Forshmak with meat
6 servings
60 minutes
Meat forshmak is a harmony of German cuisine that combines rich meat notes with the delicate texture of a baked dish. Historically, forshmak traces back to the culinary traditions of Eastern Europe, where it was a nutritious fish appetizer. However, the meat version gives it heartiness and depth of flavor, turning it into a full-fledged dish. The baked mixture of beef, potatoes, sautéed onions, and butter enriched with herring aroma and cheese topping creates an exquisite combination. The slight acidity of the sour cream sauce with tomato emphasizes the multilayered taste, making forshmak an ideal dish for cozy family evenings or festive gatherings. Its velvety consistency and rich flavor unfold with each bite, leaving a pleasant aftertaste of home comfort.

1
Pass boiled or fried beef, veal, or lamb, and previously soaked, skinned, and boned herring through a meat grinder with a fine mesh.
- Beef: 250 g
- Fish: 0.5 piece
2
Then mash the boiled potatoes with a wooden pestle, mixing them with fried onions in oil.
- Potato: 3 pieces
- Onion: 1 piece
3
Combine everything in a bowl, mix thoroughly, add flour, softened butter, sour cream, and pass the mixture through a meat grinder again.
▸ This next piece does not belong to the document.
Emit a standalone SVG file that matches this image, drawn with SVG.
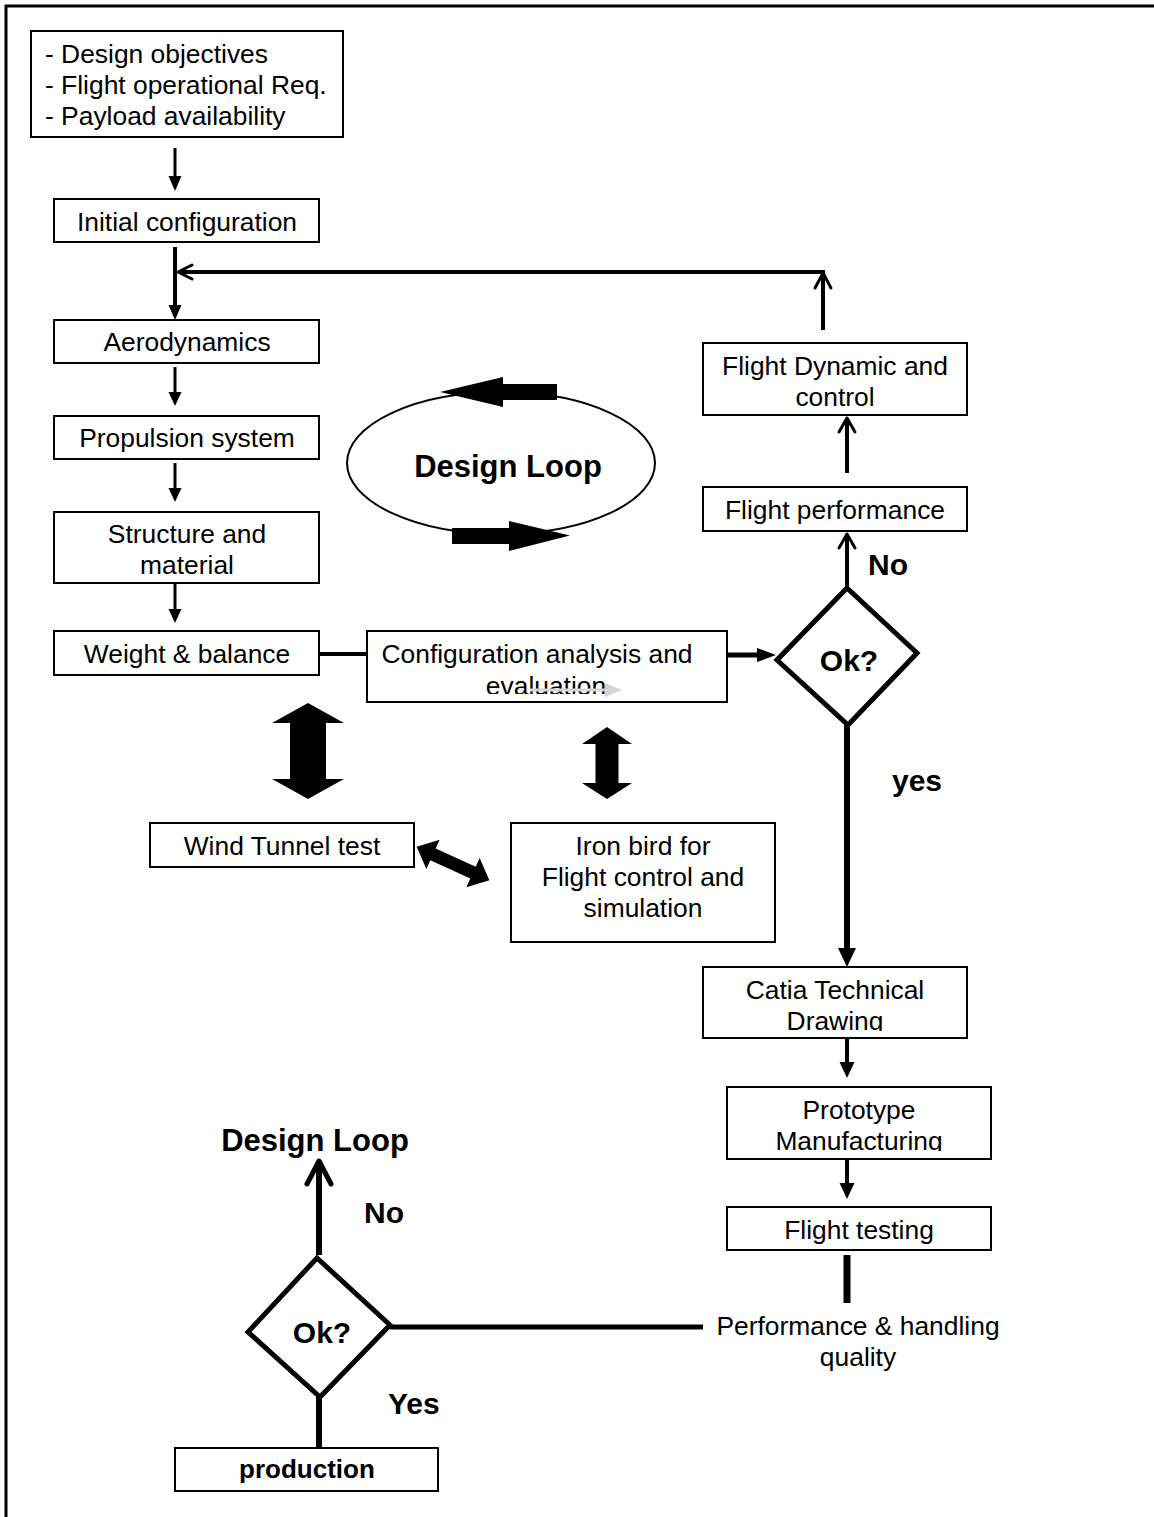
<svg xmlns="http://www.w3.org/2000/svg" width="1154" height="1517" viewBox="0 0 1154 1517">
<style>
  .box{fill:#fff;stroke:#000;stroke-width:2}
  .t{font-family:"Liberation Sans",Arial,sans-serif;font-size:26.4px;fill:#000;text-anchor:middle}
  .b{font-family:"Liberation Sans",Arial,sans-serif;font-size:30px;font-weight:bold;fill:#000}
  .ln{stroke:#000;fill:none}
  .open{stroke:#000;fill:none;stroke-width:3;stroke-linecap:round;stroke-linejoin:round}
  .fat{fill:#000}
</style>
<defs>
  <clipPath id="clipEval"><rect x="360" y="620" width="380" height="74"/></clipPath>
  <clipPath id="clipDraw"><rect x="700" y="960" width="270" height="71"/></clipPath>
  <clipPath id="clipManu"><rect x="720" y="1080" width="280" height="71"/></clipPath>
</defs>
<rect width="1154" height="1517" fill="#fff"/>
<!-- outer frame -->
<rect x="6" y="6" width="1200" height="1560" fill="none" stroke="#000" stroke-width="3"/>

<g id="connectors">
  <!-- left column -->
  <line class="ln" x1="175" y1="148" x2="175" y2="177" stroke-width="3"/>
  <polygon points="168.5,176 181.5,176 175,191"/>
  <line class="ln" x1="175" y1="247" x2="175" y2="306" stroke-width="4"/>
  <polygon points="168.5,305 181.5,305 175,320"/>
  <line class="ln" x1="175" y1="367" x2="175" y2="393" stroke-width="3"/>
  <polygon points="168.5,392 181.5,392 175,406"/>
  <line class="ln" x1="175" y1="463" x2="175" y2="489" stroke-width="3"/>
  <polygon points="168.5,488 181.5,488 175,502"/>
  <line class="ln" x1="175" y1="584" x2="175" y2="610" stroke-width="3"/>
  <polygon points="168.5,609 181.5,609 175,623"/>
  <!-- feedback loop -->
  <line class="ln" x1="823" y1="330" x2="823" y2="274" stroke-width="4"/>
  <polyline class="open" points="815,288 823,273 831,288"/>
  <line class="ln" x1="825" y1="272" x2="179" y2="272" stroke-width="4"/>
  <polyline class="open" points="192,265 178,272 192,279"/>
  <!-- right column up -->
  <line class="ln" x1="847" y1="473" x2="847" y2="419" stroke-width="4"/>
  <polyline class="open" points="839,432 847,418 855,432"/>
  <line class="ln" x1="847" y1="588" x2="847" y2="535" stroke-width="4"/>
  <polyline class="open" points="839,548 847,534 855,548"/>
  <!-- weight -> config -->
  <line class="ln" x1="319" y1="654" x2="367" y2="654" stroke-width="4"/>
  <!-- config -> diamond -->
  <line class="ln" x1="727" y1="655" x2="758" y2="655" stroke-width="5"/>
  <polygon points="757,648 757,662 776,655"/>
  <!-- diamond -> catia -->
  <line class="ln" x1="847" y1="724" x2="847" y2="950" stroke-width="6"/>
  <polygon points="838,948 856,948 847,967"/>
  <!-- catia -> prototype -->
  <line class="ln" x1="847" y1="1038" x2="847" y2="1063" stroke-width="4"/>
  <polygon points="839.5,1062 854.5,1062 847,1078"/>
  <!-- prototype -> flight testing -->
  <line class="ln" x1="847" y1="1159" x2="847" y2="1184" stroke-width="4"/>
  <polygon points="839.5,1183 854.5,1183 847,1199"/>
  <!-- flight testing -> performance -->
  <line class="ln" x1="847" y1="1255" x2="847" y2="1303" stroke-width="7"/>
  <!-- performance -> lower diamond -->
  <line class="ln" x1="390" y1="1327" x2="703" y2="1327" stroke-width="5"/>
  <!-- lower diamond up -->
  <line class="ln" x1="319" y1="1255" x2="319" y2="1163" stroke-width="6"/>
  <polyline class="open" points="307,1184 319,1161 331,1184" style="stroke-width:5"/>
  <!-- lower diamond -> production -->
  <line class="ln" x1="319" y1="1397" x2="319" y2="1448" stroke-width="6"/>
  <!-- fat double arrows -->
  <polygon class="fat" points="308,703 344,723 326,723 326,779 344,779 308,799 272,779 290,779 290,723 272,723"/>
  <polygon class="fat" points="607,727 632,744 618.5,744 618.5,783 632,783 607,799 582,783 595.5,783 595.5,744 582,744"/>
  <polygon class="fat" transform="translate(453,863.5) rotate(24.6)" points="-40,0 -22,-16 -22,-6.5 22,-6.5 22,-16 40,0 22,16 22,6.5 -22,6.5 -22,16"/>
</g>

<g id="n_requirements">
  <rect class="box" x="31" y="31" width="312" height="106"/>
  <text class="t" x="45" y="63" style="text-anchor:start">- Design objectives</text>
  <text class="t" x="45" y="94" style="text-anchor:start">- Flight operational Req.</text>
  <text class="t" x="45" y="125" style="text-anchor:start">- Payload availability</text>
</g>
<g id="n_initial">
  <rect class="box" x="54" y="199" width="265" height="43"/>
  <text class="t" x="187" y="231">Initial configuration</text>
</g>
<g id="n_aero">
  <rect class="box" x="54" y="320" width="265" height="43"/>
  <text class="t" x="187" y="351">Aerodynamics</text>
</g>
<g id="n_propulsion">
  <rect class="box" x="54" y="416" width="265" height="43"/>
  <text class="t" x="187" y="447">Propulsion system</text>
</g>
<g id="n_structure">
  <rect class="box" x="54" y="512" width="265" height="71"/>
  <text class="t" x="187" y="543">Structure and</text>
  <text class="t" x="187" y="574">material</text>
</g>
<g id="n_weight">
  <rect class="box" x="54" y="631" width="265" height="44"/>
  <text class="t" x="187" y="663">Weight &amp; balance</text>
</g>
<g id="n_config">
  <rect class="box" x="367" y="631" width="360" height="71"/>
  <text class="t" x="537" y="663">Configuration analysis and</text>
  <text class="t" x="546" y="695" clip-path="url(#clipEval)">evaluation</text>
  <line x1="530" y1="690" x2="607" y2="690" stroke="#d4d4d4" stroke-width="3"/>
  <polygon points="605,683 605,697 622,690" fill="#d4d4d4"/>
</g>
<g id="n_loop">
  <ellipse cx="501" cy="463" rx="154" ry="71" fill="none" stroke="#000" stroke-width="2"/>
  <polygon class="fat" points="557,384 503,384 503,377 440,392 503,407 503,400 557,400"/>
  <polygon class="fat" points="452,528 509,528 509,521 570,535.5 509,551 509,544 452,544"/>
  <text class="b" x="508" y="477" style="text-anchor:middle;font-size:31px">Design Loop</text>
</g>
<g id="n_fdc">
  <rect class="box" x="703" y="343" width="264" height="72"/>
  <text class="t" x="835" y="375">Flight Dynamic and</text>
  <text class="t" x="835" y="406">control</text>
</g>
<g id="n_fperf">
  <rect class="box" x="703" y="487" width="264" height="44"/>
  <text class="t" x="835" y="519">Flight performance</text>
</g>
<g id="n_ok1">
  <polygon points="847,588 917,653 848,725 777,660" fill="#fff" stroke="#000" stroke-width="5" stroke-linejoin="miter"/>
  <text class="b" x="849" y="671" style="text-anchor:middle">Ok?</text>
  <text class="b" x="868" y="575">No</text>
  <text class="b" x="892" y="791">yes</text>
</g>
<g id="n_wind">
  <rect class="box" x="150" y="823" width="264" height="44"/>
  <text class="t" x="282" y="855">Wind Tunnel test</text>
</g>
<g id="n_iron">
  <rect class="box" x="511" y="823" width="264" height="119"/>
  <text class="t" x="643" y="855">Iron bird for</text>
  <text class="t" x="643" y="886">Flight control and</text>
  <text class="t" x="643" y="917">simulation</text>
</g>
<g id="n_catia">
  <rect class="box" x="703" y="967" width="264" height="71"/>
  <text class="t" x="835" y="999">Catia Technical</text>
  <text class="t" x="835" y="1030" clip-path="url(#clipDraw)">Drawing</text>
</g>
<g id="n_proto">
  <rect class="box" x="727" y="1087" width="264" height="72"/>
  <text class="t" x="859" y="1119">Prototype</text>
  <text class="t" x="859" y="1150" clip-path="url(#clipManu)">Manufacturing</text>
</g>
<g id="n_ftest">
  <rect class="box" x="727" y="1207" width="264" height="43"/>
  <text class="t" x="859" y="1239">Flight testing</text>
</g>
<g id="n_perf">
  <text class="t" x="858" y="1335">Performance &amp; handling</text>
  <text class="t" x="858" y="1366">quality</text>
</g>
<g id="n_ok2">
  <polygon points="317,1258 390,1325 320,1397 248,1332" fill="#fff" stroke="#000" stroke-width="5" stroke-linejoin="miter"/>
  <text class="b" x="322" y="1343" style="text-anchor:middle">Ok?</text>
  <text class="b" x="364" y="1223">No</text>
  <text class="b" x="388" y="1414">Yes</text>
  <text class="b" x="315" y="1151" style="text-anchor:middle;font-size:31px">Design Loop</text>
</g>
<g id="n_production">
  <rect class="box" x="175" y="1448" width="263" height="43" stroke-width="3"/>
  <text class="b" x="307" y="1478" style="text-anchor:middle;font-size:26px">production</text>
</g>
</svg>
- Wheat flour: 2 tablespoons
- Butter: 2 tablespoons
- Sour cream: 3 tablespoons
4
After that, add raw egg yolks, salt, and pepper to taste and mix; gently fold in the whipped egg whites, transfer to a greased pan, smooth the surface, sprinkle with grated cheese, drizzle with oil, and bake in the oven for 30-40 minutes.
- Chicken egg: 3 pieces
- Vegetable oil: 2 tablespoons
- Cheese: 50 g
5
Once the forshmak separates from the sides of the pan, it can be considered ready. Place the forshmak on a plate and drizzle a small amount of sour cream sauce with tomato on top. Serve the same sauce separately in a sauceboat.